Box-cutting Thoughts On Lection Texts

It’s helpful to imagine Paul in a prison cell as he writes the book of Ephesians, particularly chapter 4. To be imprisoned is to be divided off from humanity. So, Paul speaks about unity and provides a vision of what brings us together. He says that God considers us all to be one and that when we accept the Christian faith we all have the same baptism, even though some are sprinkled as infants and others dunked under the cold, muddy, waters of the Penobscot River. We are one, in spite of whatever wind of doctrine fills our sails. We are one, no matter what work fills our days, or what economic fortunes have befallen us.

  It’s helpful to imagine Paul in a prison cell as he writes the book of Ephesians, particularly chapter 4. To be imprisoned is to be divided off from humanity. So, Paul speaks about unity and provides a vision of what brings us together. He says that God considers us all to be one and that when we accept the Christian faith we all have the same baptism, even though some are sprinkled as infants and others dunked under the cold, muddy, waters of the Penobscot River. We are one, in spite of whatever wind of doctrine fills our sails. We are one, no matter what work fills our days, or what economic fortunes have befallen us. We remain united even though deceitful men have imprisoned some of us, have taken property from some, allowed others to be unjustly gunned down. We remain one people in Jesus Christ, even though racism roams our land and those who think themselves white use their political rhetoric to divide us.

  Hear how relevant Pauls words from prison are to today’s American landscape:

We must no longer be children, tossed to and fro and blown about by every wind of doctrine, by people’s trickery, by their craftiness in deceitful scheming. But speaking the truth in love, we must grow up in every way into him who is the head, into Christ, from whom the whole body, joined and knit together by every ligament with which it is equipped, as each part is working properly, promotes the body’s growth in building itself up in love. (Ephesians 4:14-16)

  Careful now, I think Paul is talking about something more basic than going left verses going right. There is something more central, more at the core, than our political positions or our theological doctrines. What informs and unifies all of us, is our worldview and our God-given sense of moral conscience. Paul in his prison cell closes his eyes and sees clearly our creator God forming this planet and calling it good. He sees God peopling every land with human beings made of the same flesh and endowed with the same sacred value. A mother separated from her child, for instance, feels the same pain and deserves the same justice whether she is fighting for custody in family court in Pennsylvania or for the child she has carried in her arms from Guatemala to Arizonian to escape gang violence. Again, I am not talking about conservative verses liberal, both political positions are equally subject to the doctrines of deceitful men. I am talking about the worldview that sees all people united by the love of God in Jesus Christ.

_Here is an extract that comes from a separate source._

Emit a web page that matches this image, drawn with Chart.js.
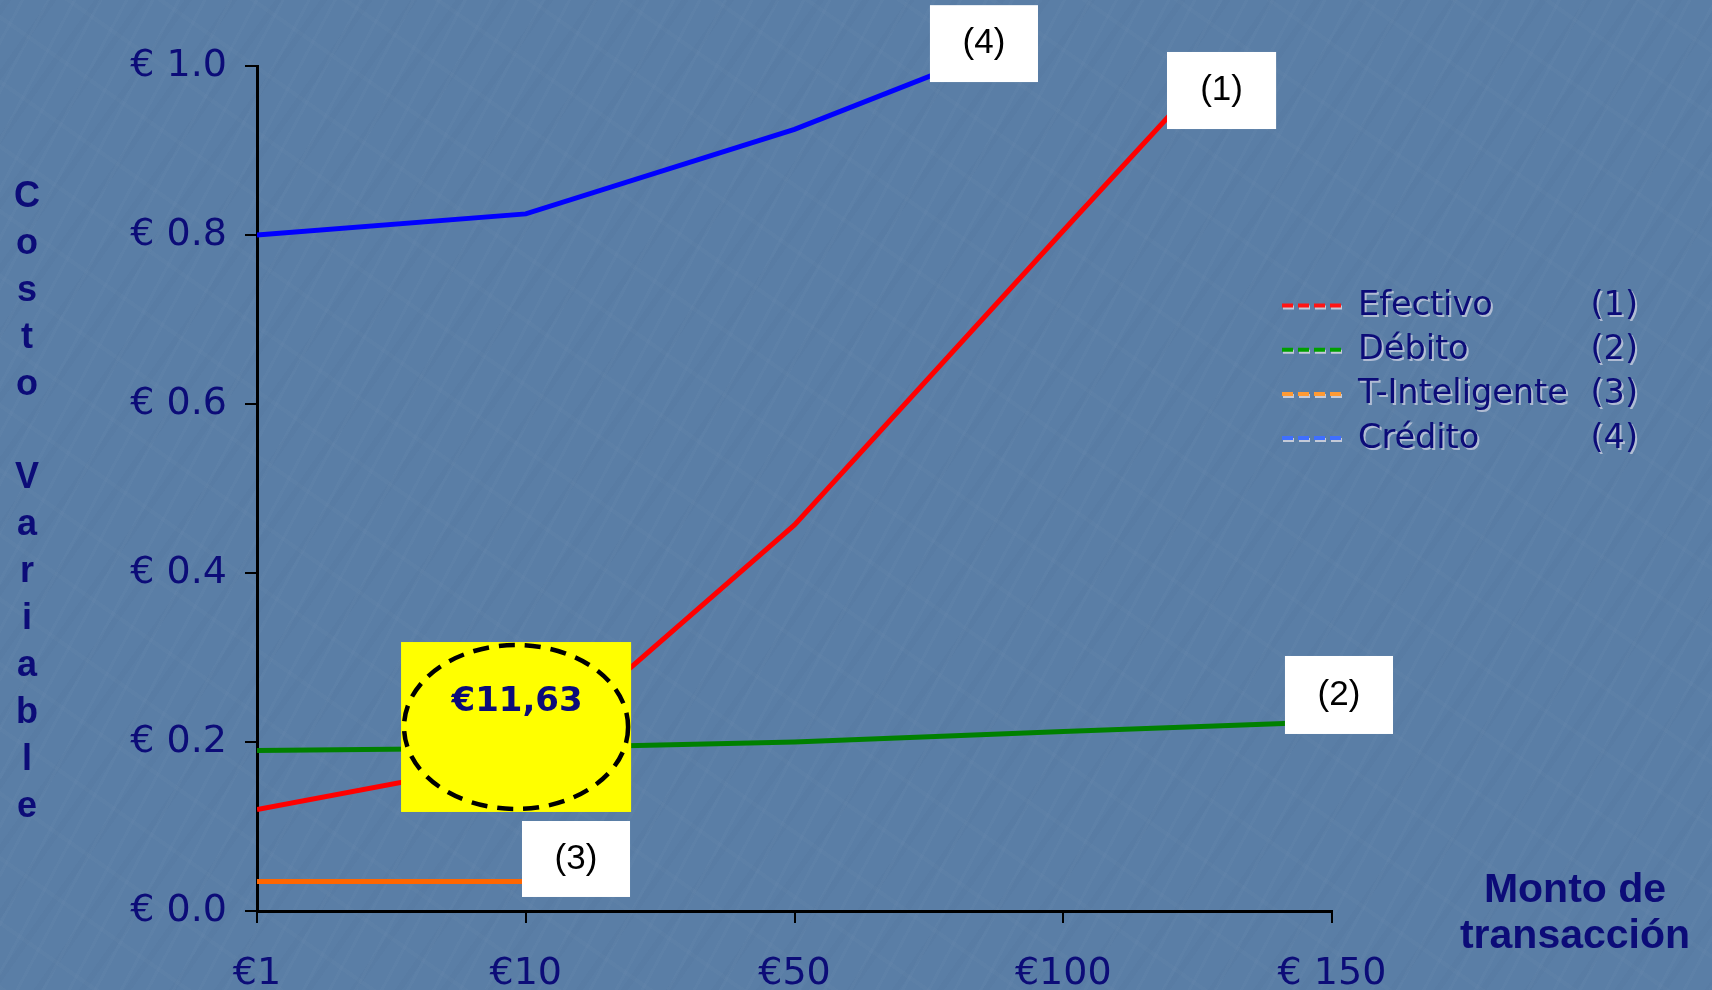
<!DOCTYPE html>
<html>
<head>
<meta charset="utf-8">
<script src="https://cdn.jsdelivr.net/npm/chart.js@4.4.1/dist/chart.umd.min.js"></script>
<style>
  html, body { margin: 0; padding: 0; }
  body {
    width: 1712px; height: 990px; overflow: hidden;
    background-color: #5a7ea6;
    background-image:
      repeating-linear-gradient(-62deg, rgba(255,255,255,0.02) 0px, rgba(255,255,255,0.02) 3px, rgba(0,0,0,0) 3px, rgba(0,0,0,0) 23px),
      repeating-linear-gradient(-55deg, rgba(20,40,80,0.025) 0px, rgba(20,40,80,0.025) 6px, rgba(0,0,0,0) 6px, rgba(0,0,0,0) 37px),
      repeating-linear-gradient(35deg, rgba(255,255,255,0.015) 0px, rgba(255,255,255,0.015) 4px, rgba(0,0,0,0) 4px, rgba(0,0,0,0) 53px);
  }
  #c { display: block; }
</style>
</head>
<body>
<canvas id="c" width="1712" height="990"></canvas>
<script>
// ---- data ----
const categories = ['€1', '€10', '€50', '€100', '€ 150'];
const efectivo     = [0.12, 0.18, 0.457, 0.805, 1.15];
const debito       = [0.19, 0.193, 0.20, 0.2125, 0.224];
const tInteligente = [0.035, 0.035, null, null, null];
const credito      = [0.80, 0.825, 0.925, 1.05, null];
const seriesNames  = ['Efectivo', 'Débito', 'T-Inteligente', 'Crédito'];
const seriesTags   = ['(1)', '(2)', '(3)', '(4)'];
const yAxisTitle   = 'Costo Variable';
const xAxisTitle   = ['Monto de', 'transacción'];
const calloutText  = '€11,63';

// ---- styles ----
const lineColors   = ['#ff0000', '#008000', '#ff6600', '#0000ff'];
const legendColors = ['#ff1414', '#00a000', '#ff9a33', '#3f6fff'];
const navy = '#0c0c78';

// annotation boxes in scale units (category index, value)
const tagBoxes = [
  { tag: '(1)', x0: 3.386, x1: 3.792, y0: 0.9254, y1: 1.0166 },
  { tag: '(2)', x0: 3.825, x1: 4.227, y0: 0.2095, y1: 0.3018 },
  { tag: '(3)', x0: 0.986, x1: 1.388, y0: 0.0166, y1: 0.1065 },
  { tag: '(4)', x0: 2.504, x1: 2.906, y0: 0.981,  y1: 1.072 }
];
const callout = { x0: 0.536, x1: 1.392, y0: 0.1172, y1: 0.3183 };

const seriesData = [efectivo, debito, tInteligente, credito];

const decorPlugin = {
  id: 'decor',
  afterDatasetsDraw(chart) {
    const ctx = chart.ctx;
    const xs = chart.scales.x, ys = chart.scales.y;
    const px = v => xs.getPixelForValue(v);
    const py = v => ys.getPixelForValue(v);

    tagBoxes.forEach(b => {
      const l = px(b.x0), r = px(b.x1), t = py(b.y1), btm = py(b.y0);
      ctx.save();
      ctx.fillStyle = '#ffffff';
      ctx.fillRect(l, t, r - l, btm - t);
      ctx.fillStyle = '#000000';
      ctx.font = '35px "Liberation Sans", Arial, sans-serif';
      ctx.textAlign = 'center';
      ctx.textBaseline = 'middle';
      ctx.fillText(b.tag, (l + r) / 2, (t + btm) / 2);
      ctx.restore();
    });

    {
      const l = px(callout.x0), r = px(callout.x1), t = py(callout.y1), btm = py(callout.y0);
      ctx.save();
      ctx.fillStyle = '#ffff00';
      ctx.fillRect(l, t, r - l, btm - t);
      ctx.beginPath();
      ctx.ellipse((l + r) / 2, (t + btm) / 2, (r - l) / 2 - 3, (btm - t) / 2 - 3, 0, 0, Math.PI * 2);
      ctx.setLineDash([16, 10]);
      ctx.lineWidth = 4.5;
      ctx.strokeStyle = '#000000';
      ctx.stroke();
      ctx.setLineDash([]);
      ctx.fillStyle = navy;
      ctx.font = 'bold 34px "DejaVu Sans", Verdana, sans-serif';
      ctx.textAlign = 'center';
      ctx.textBaseline = 'alphabetic';
      ctx.fillText(calloutText, (l + r) / 2 + 1, t + 69);
      ctx.restore();
    }
  },
  afterDraw(chart) {
    const ctx = chart.ctx;
    ctx.save();
    seriesNames.forEach((name, i) => {
      const base = 315 + i * 44.2;
      const dy = base - 9.5;
      ctx.setLineDash([11, 5]);
      ctx.lineWidth = 4;
      ctx.strokeStyle = 'rgba(215,215,225,0.85)';
      ctx.beginPath(); ctx.moveTo(1283, dy + 2); ctx.lineTo(1343, dy + 2); ctx.stroke();
      ctx.strokeStyle = legendColors[i];
      ctx.beginPath(); ctx.moveTo(1282, dy); ctx.lineTo(1342, dy); ctx.stroke();
      ctx.setLineDash([]);
      ctx.font = '33.5px "DejaVu Sans", Verdana, sans-serif';
      ctx.textBaseline = 'alphabetic';
      ctx.textAlign = 'left';
      ctx.fillStyle = 'rgba(205,210,225,0.75)';
      ctx.fillText(name, 1360, base + 2);
      ctx.fillStyle = navy;
      ctx.fillText(name, 1358, base);
      ctx.textAlign = 'right';
      ctx.fillStyle = 'rgba(205,210,225,0.75)';
      ctx.fillText(seriesTags[i], 1640, base + 2);
      ctx.fillStyle = navy;
      ctx.fillText(seriesTags[i], 1638, base);
    });

    ctx.font = 'bold 36px "Liberation Sans", Arial, sans-serif';
    ctx.textAlign = 'center';
    ctx.textBaseline = 'alphabetic';
    ctx.fillStyle = navy;
    Array.from(yAxisTitle).forEach((ch, i) => {
      if (ch !== ' ') ctx.fillText(ch, 27, 207 + i * 46.9);
    });

    ctx.font = 'bold 41px "Liberation Sans", Arial, sans-serif';
    ctx.fillText(xAxisTitle[0], 1575, 902);
    ctx.fillText(xAxisTitle[1], 1575, 948);
    ctx.restore();
  }
};

const datasets = seriesNames.map((name, i) => ({
  label: name,
  data: seriesData[i],
  borderColor: lineColors[i],
  backgroundColor: lineColors[i],
  borderWidth: 5,
  pointRadius: 0,
  pointHoverRadius: 0,
  tension: 0,
  fill: false,
  spanGaps: false,
  clip: 0
}));

new Chart(document.getElementById('c'), {
  type: 'line',
  data: { labels: categories, datasets },
  options: {
    responsive: false,
    animation: false,
    events: [],
    layout: { padding: { left: 0, top: 66, right: 380, bottom: 0 } },
    plugins: { legend: { display: false }, tooltip: { enabled: false }, title: { display: false } },
    scales: {
      x: {
        type: 'category',
        offset: false,
        afterFit(s) { s.height = 79; },
        grid: { display: true, drawOnChartArea: false, drawTicks: true, tickLength: 12, color: '#000000', lineWidth: 2 },
        border: { display: true, color: '#000000', width: 3 },
        ticks: {
          color: navy,
          font: { family: '"DejaVu Sans", Verdana, sans-serif', size: 38 },
          padding: 28,
          maxRotation: 0,
          autoSkip: false
        }
      },
      y: {
        min: 0, max: 1,
        afterFit(s) { s.width = 257; },
        grid: { display: true, drawOnChartArea: false, drawTicks: true, tickLength: 12, color: '#000000', lineWidth: 2 },
        border: { display: true, color: '#000000', width: 3 },
        ticks: {
          stepSize: 0.2,
          color: navy,
          font: { family: '"DejaVu Sans", Verdana, sans-serif', size: 38 },
          padding: 18,
          callback: v => '€ ' + Number(v).toFixed(1)
        }
      }
    }
  },
  plugins: [decorPlugin]
});
</script>
</body>
</html>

  Paul sees God gifting each human being with a unique calling from God. To become who God wants us to become, we from time to time have to speak the “truth in love” (verse 15) to those who put barriers in the way of our calling. In many places around our globe, even in this modern age, if you are born with darker skin, or a woman, or a member of a despised religious tradition, you may have to speak your truth more shrilly, more insistently, and even put yourself at risk of imprisonment. We all, though, find it hard to say what God has put in your heart to say.

  Paul may be the only person in that jail that got there honestly. Paul knows that he has broken the law. He knows that he has offended the establishment and spoken something at odds with what the majority believes. He is in jail and will in time be martyred for speaking the truth about God’s love. He has obeyed his call, all the way to the jail cell. What about the woman whose calling from God was to carry her child from Guatemala to Arizona? It may seem, to those easily offended, that I have again meddled in political things. Look at the keywords Paul uses in this passage and the rest of Ephesians: humility, gentleness, patience, unity, truth, Spirit, and the high concept of God caring for all of humanity. Is it possible that many Christians have been blown into a false worldview by men who seek to hide the fact that their nature incorporates none of these things? If we continue to stand with such deceived ones, haven’t our cherished conservative doctrines become immoral?